A big part of Tennessee’s defensive success against the Gamecocks was redshirt sophomore, Brandon Turnage. Starting for the first time this season in place of injured Theo Jackson, Turnage recorded 14 tackles and was named the SEC’s Defensive Player of the Week.
Heupel commented on what he learned about Turnage during Saturday’s game.
“Effort, strain, competitiveness. Those are the attributes that lead to going and making a play,” Heupel said. “But it starts with communication, being able to line up and in communication for him, but then the ability to get other people lined up with adjustments based on formations. Man, he did a great job on Saturday afternoon.”
Ole Miss quarterback Matt Corral is one of the top players in the entire country. The junior signal-caller has 1,497 passing yards this season with 12 touchdowns and no interceptions. He’s second in the nation in quarterback rating with an 89.9.
“Containing Matt Corral, absolutely I think it’s important to understand that at some point, he’s going to make some plays, too,” Heupel said. “How you respond after that is as important as anything. Bottling him up is really important. When you’ve got a chance to hit him, you’ve got to hit him. You’ve got to make the pocket uncomfortable for him. At the same time, while you’re doing that, you can’t let him escape, and that can be up through the pocket, it can be around it, out the backside of it. You’ve got to bottle him up.”

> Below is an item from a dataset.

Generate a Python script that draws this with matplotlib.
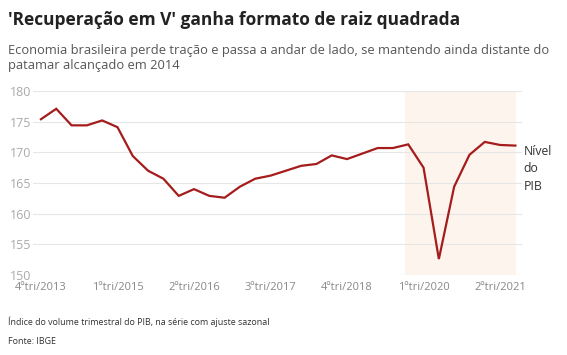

The offenses of Tennessee and Ole Miss are extremely similar. Both are focused on playing fast and running the ball effectively.
“Yeah, some similarities in offensive play, for sure,” Heupel said. “Running the football for both offenses is extremely critical. Winning the line of scrimmage is going to be important in this football game in every phase of the game. The defensive line, linebackers and safeties got to fit it right. Got to do a great job of tackling in space."
“The quarterback is a part of their run game. You’ve got to be able to manage and contain him. Some of that’s on reads. Some of that’s designed quarterback runs. That part of it is a huge part of getting people in third-and-long and that gives you the opportunity to get off the football field in this game.”
The environment on Saturday is going to be a spectacle. As much as it’s a positive, it could also turn into a distraction. Heupel is making sure his team doesn’t get caught up in the moment and stays focused on the task at hand.
“We talked about it. At the end of every practice, we’re talking about it. Competitive composure,” Heupel said. “We’ve played smart football the last couple weeks. That’s (cutting down) turnovers, but that’s also penalties. When we have not been right on that side of it, I think the emotions of the football game have been a big part of the things that have transpired. Wanting something bad enough can parlay into just how you react to something.”
Tennessee and Ole Miss will clash Saturday, Oct. 16 at Neyland Stadium at 7:30 p.m. EST.